Veronica Ruiz Xomchuk, Texas A&M University College Station, College Station, TX, United States and Robert D Hetland, Texas A&M University, College Station, United States
Shipboard estimates of hypoxic extent in the Northern Gulf of Mexico are based on a 50 km sampling resolution and curtailing of the western portion of the survey region when hypoxia is absent in a transect. This assesment assumes low dissolved oxygen (DO) slowly advecting westward from the two river sources, thus producing a large, contiguous region of influence. In contrast, hypoxia has recently been observed west of the traditionally surveyed region, suggesting some separation of hypoxic features from the main dead zone.

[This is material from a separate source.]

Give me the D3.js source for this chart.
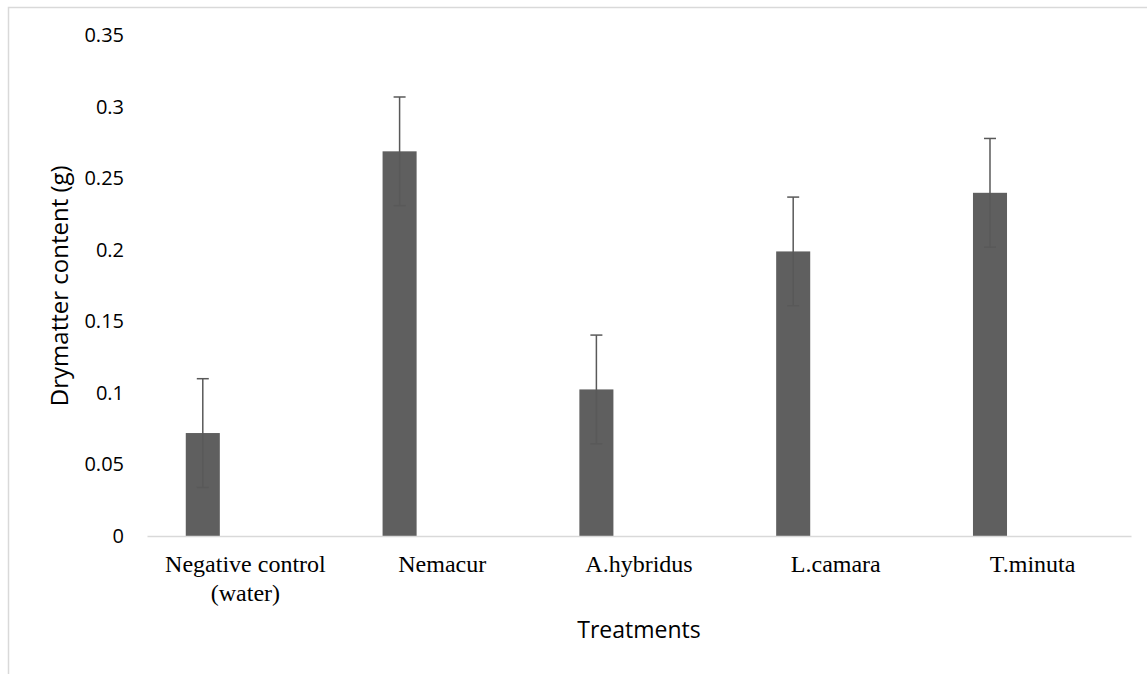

Idealized numerical simulations of a buoyancy-driven flow over a shelf are used to investigate the formation of low DO features at the bottom. We hypothesize that baroclinic instabilities are a primary source of DO variability, ventilating the bottom boundary layer, and hence affecting the local time of exposure to hypoxia. Results show low DO rings form at the bottom, enclosing oxygenated cores with a length scale similar to the baroclinic instabilities generated at the surface. Changes in the bottom slope (i.e., ridges) act as trapping boundaries for hypoxic features, and slope gradients as small as 1e-3 significantly affect the local time of exposure to low DO.
In congruence, results from a 25-year realistic simulation show low DO rings and quasi-permanent boundaries in the spatial distribution of hypoxia duration over the Texas shelf, relatively far from the river influence. The identified boundaries align with large gradients in the bathymetric slope. We suggest that semi-permanent features in hypoxia duration are controlled by bathymetric trapping, while the surrounding variability is controlled by submesoscale eddies. Features found in observations, similar to those reproduced in the idealized and realistic simulations, are used to further the discussion.